Say how many lines contain the string "chart". Give no other output.

--- begin MATERIAL ---

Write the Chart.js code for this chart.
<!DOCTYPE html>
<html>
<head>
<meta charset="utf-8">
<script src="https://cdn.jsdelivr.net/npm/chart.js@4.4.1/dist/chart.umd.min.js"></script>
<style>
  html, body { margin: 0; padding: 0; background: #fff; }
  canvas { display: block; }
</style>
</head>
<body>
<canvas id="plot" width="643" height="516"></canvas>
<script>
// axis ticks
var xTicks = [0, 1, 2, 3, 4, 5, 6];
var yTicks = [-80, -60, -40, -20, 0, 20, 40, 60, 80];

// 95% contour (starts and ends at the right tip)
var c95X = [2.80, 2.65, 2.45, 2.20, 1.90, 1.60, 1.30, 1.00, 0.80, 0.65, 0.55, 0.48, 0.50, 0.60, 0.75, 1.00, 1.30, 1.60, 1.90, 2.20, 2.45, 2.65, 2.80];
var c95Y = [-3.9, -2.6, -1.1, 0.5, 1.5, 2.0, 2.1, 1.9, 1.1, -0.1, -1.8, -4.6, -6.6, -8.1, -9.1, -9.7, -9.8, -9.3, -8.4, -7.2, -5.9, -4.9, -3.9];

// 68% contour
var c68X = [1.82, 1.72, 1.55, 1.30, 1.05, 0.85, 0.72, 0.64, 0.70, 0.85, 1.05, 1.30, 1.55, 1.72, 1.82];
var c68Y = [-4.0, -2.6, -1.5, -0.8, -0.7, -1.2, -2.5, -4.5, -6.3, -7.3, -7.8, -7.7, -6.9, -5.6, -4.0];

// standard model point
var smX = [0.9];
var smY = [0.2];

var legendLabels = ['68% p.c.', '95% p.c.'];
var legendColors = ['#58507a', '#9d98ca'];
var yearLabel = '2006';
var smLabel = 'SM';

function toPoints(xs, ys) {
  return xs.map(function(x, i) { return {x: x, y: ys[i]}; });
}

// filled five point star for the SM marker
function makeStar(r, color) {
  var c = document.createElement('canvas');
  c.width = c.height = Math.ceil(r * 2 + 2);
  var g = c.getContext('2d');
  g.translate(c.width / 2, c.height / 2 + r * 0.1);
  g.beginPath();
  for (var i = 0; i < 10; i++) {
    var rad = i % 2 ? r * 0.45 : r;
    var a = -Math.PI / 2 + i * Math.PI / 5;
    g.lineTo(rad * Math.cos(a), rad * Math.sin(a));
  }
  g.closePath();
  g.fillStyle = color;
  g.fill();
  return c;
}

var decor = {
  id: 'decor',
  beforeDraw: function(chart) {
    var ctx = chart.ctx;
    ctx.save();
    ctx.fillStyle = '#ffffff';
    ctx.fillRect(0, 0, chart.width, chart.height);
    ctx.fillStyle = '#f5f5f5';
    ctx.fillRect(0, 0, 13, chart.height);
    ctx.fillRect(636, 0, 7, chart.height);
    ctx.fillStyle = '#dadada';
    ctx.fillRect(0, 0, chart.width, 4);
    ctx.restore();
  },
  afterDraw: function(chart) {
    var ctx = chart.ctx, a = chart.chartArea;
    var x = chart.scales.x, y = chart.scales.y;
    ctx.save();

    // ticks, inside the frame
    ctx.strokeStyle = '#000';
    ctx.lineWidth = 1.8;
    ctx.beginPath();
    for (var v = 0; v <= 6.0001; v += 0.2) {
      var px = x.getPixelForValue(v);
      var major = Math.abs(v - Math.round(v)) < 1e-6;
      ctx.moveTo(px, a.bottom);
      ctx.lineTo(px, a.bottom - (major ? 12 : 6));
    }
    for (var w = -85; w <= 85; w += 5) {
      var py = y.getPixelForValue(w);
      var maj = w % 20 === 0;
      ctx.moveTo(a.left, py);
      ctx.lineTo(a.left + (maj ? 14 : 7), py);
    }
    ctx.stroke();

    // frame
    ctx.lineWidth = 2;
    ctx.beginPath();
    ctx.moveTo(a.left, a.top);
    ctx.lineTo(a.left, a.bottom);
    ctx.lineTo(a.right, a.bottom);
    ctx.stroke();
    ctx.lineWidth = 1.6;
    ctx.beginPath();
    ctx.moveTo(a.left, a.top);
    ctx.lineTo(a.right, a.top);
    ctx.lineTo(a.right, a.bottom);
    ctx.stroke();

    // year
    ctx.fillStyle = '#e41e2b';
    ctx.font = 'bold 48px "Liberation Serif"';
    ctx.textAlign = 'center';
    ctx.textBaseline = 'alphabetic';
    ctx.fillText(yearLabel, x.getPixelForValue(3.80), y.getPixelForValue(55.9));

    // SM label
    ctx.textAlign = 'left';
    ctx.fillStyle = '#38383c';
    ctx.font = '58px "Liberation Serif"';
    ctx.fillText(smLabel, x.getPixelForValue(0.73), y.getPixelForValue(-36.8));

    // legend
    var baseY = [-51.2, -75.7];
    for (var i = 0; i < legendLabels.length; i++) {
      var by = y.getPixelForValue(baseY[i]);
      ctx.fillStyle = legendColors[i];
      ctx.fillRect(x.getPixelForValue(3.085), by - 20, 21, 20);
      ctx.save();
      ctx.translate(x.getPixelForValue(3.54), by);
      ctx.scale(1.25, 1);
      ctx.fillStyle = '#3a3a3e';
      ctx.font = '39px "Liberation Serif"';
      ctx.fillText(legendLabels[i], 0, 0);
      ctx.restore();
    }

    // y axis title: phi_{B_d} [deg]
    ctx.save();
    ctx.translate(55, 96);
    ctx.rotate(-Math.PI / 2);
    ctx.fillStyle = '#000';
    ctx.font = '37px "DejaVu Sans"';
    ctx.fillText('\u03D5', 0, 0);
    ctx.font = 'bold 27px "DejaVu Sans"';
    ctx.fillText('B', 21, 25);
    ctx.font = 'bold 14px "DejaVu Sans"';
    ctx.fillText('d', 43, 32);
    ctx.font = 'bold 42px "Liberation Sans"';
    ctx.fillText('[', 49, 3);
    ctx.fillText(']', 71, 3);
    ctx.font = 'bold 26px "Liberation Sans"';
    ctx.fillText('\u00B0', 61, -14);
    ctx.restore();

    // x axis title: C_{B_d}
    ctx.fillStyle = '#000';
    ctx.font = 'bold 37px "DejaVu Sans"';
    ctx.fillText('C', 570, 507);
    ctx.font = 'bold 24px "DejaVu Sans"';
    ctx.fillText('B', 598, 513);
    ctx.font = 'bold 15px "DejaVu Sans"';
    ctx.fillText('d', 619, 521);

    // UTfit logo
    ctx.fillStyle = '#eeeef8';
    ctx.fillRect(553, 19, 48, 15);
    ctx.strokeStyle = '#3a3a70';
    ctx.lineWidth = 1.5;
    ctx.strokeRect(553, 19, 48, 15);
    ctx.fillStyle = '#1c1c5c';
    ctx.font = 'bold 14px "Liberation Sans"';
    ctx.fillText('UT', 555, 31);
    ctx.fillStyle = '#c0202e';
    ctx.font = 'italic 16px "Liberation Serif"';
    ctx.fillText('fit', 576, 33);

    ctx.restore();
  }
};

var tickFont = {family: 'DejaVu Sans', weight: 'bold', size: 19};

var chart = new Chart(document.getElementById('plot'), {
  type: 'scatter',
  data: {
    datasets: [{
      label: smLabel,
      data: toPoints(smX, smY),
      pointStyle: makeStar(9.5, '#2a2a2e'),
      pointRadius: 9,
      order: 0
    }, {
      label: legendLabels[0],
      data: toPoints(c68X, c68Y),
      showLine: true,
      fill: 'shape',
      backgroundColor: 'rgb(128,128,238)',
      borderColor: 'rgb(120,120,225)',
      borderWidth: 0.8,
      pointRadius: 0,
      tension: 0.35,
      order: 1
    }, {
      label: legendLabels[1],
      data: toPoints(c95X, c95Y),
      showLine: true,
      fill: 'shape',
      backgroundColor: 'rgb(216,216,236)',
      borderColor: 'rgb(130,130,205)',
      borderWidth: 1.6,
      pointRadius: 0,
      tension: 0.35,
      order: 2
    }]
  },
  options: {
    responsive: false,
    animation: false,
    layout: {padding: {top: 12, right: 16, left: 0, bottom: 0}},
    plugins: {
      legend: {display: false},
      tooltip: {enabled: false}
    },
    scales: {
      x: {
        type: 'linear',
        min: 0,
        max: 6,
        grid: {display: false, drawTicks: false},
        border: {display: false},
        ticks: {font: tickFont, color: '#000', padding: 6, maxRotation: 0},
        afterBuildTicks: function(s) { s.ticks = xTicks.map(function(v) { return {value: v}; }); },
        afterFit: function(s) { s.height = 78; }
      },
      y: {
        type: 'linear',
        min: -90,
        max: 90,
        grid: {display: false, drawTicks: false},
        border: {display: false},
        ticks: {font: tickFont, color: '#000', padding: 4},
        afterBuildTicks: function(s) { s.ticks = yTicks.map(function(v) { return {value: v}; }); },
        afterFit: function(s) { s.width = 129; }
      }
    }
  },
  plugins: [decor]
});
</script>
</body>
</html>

--- end MATERIAL ---

■ **OUTPUT**: 12